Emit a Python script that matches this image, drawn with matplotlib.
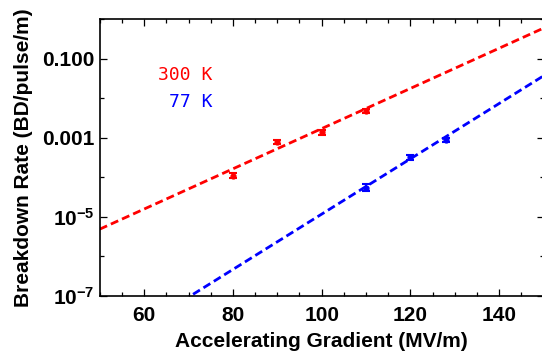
import numpy as np
import matplotlib
matplotlib.use("Agg")
import matplotlib.pyplot as plt
from matplotlib.ticker import FixedLocator, MultipleLocator, NullFormatter

# ============================================
# Data
# ============================================

E_300K   = [80, 90, 100, 110]
BDR_300K = [1.1e-4, 7.7e-4, 1.38e-3, 4.75e-3]
ERR_300K = [1.5e-5, 9e-5, 2.2e-4, 5e-4]

E_77K    = [110, 120, 128]
BDR_77K  = [5.5e-5, 3.2e-4, 8.8e-4]
ERR_77K  = [1.1e-5, 4e-5, 1e-4]

# exponential fits: log10(BDR) = a + b * E
FIT_300K = (-7.85, 0.0508)
FIT_77K  = (-11.92, 0.0699)

Y_TICKS  = [1e-7, 1e-5, 1e-3, 1e-1]
Y_LABELS = ["$10^{-7}$", "$10^{-5}$", "0.001", "0.100"]

RED  = "#ff0000"
BLUE = "#0000ff"

# ============================================
# Style
# ============================================

plt.rcParams["font.family"] = "Liberation Sans"
plt.rcParams["font.weight"] = "bold"
plt.rcParams["mathtext.fontset"] = "custom"
plt.rcParams["mathtext.rm"] = "Liberation Sans:bold"
plt.rcParams["mathtext.it"] = "Liberation Sans:bold"
plt.rcParams["mathtext.bf"] = "Liberation Sans:bold"

fig = plt.figure(figsize=(5.42, 3.58), dpi=100)
ax = fig.add_axes([0.184, 0.173, 0.819, 0.774])

# ============================================
# Fit lines and points
# ============================================

E_line = np.linspace(50, 150, 200)
for (a, b), col in [(FIT_300K, RED), (FIT_77K, BLUE)]:
    ax.plot(E_line, 10 ** (a + b * E_line), ls="--", color=col, lw=2.0,
            dashes=(2.9, 1.5))

ax.errorbar(E_300K, BDR_300K, yerr=ERR_300K, fmt="o", color=RED, ms=3.5,
            elinewidth=1.5, capsize=3, capthick=1.5)
ax.errorbar(E_77K, BDR_77K, yerr=ERR_77K, fmt="o", color=BLUE, ms=3.5,
            elinewidth=1.5, capsize=3, capthick=1.5)

ax.text(75.3, 10 ** -1.41, "300 K", color=RED, ha="right", va="center",
        fontsize=13, family="DejaVu Sans Mono", fontweight="normal")
ax.text(75.3, 10 ** -2.10, "77 K", color=BLUE, ha="right", va="center",
        fontsize=13, family="DejaVu Sans Mono", fontweight="normal")

# ============================================
# Axes
# ============================================

ax.set_yscale("log")
ax.set_xlim(50, 150)
ax.set_ylim(1e-7, 1)

ax.xaxis.set_major_locator(MultipleLocator(20))
ax.xaxis.set_minor_locator(MultipleLocator(5))
ax.yaxis.set_major_locator(FixedLocator(Y_TICKS))
ax.yaxis.set_minor_locator(FixedLocator([1e-6, 1e-4, 1e-2, 1]))
ax.yaxis.set_minor_formatter(NullFormatter())
ax.set_yticklabels(Y_LABELS)

ax.tick_params(which="both", direction="in", top=True, right=True,
               labelsize=15, width=0.9)
ax.tick_params(which="major", length=5)
ax.tick_params(which="minor", length=3)
ax.tick_params(axis="x", pad=7)
ax.tick_params(axis="y", pad=4)
for s in ax.spines.values():
    s.set_linewidth(1.2)

ax.set_xlabel("Accelerating Gradient (MV/m)", fontsize=15, fontweight="bold",
              labelpad=5)
ax.set_ylabel("Breakdown Rate (BD/pulse/m)", fontsize=15, fontweight="bold",
              labelpad=6)

fig.savefig("out.png", dpi=100)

※

Of the lines above, how many include the word "matplotlib"? Reply with the number alone.

# Complete answer
5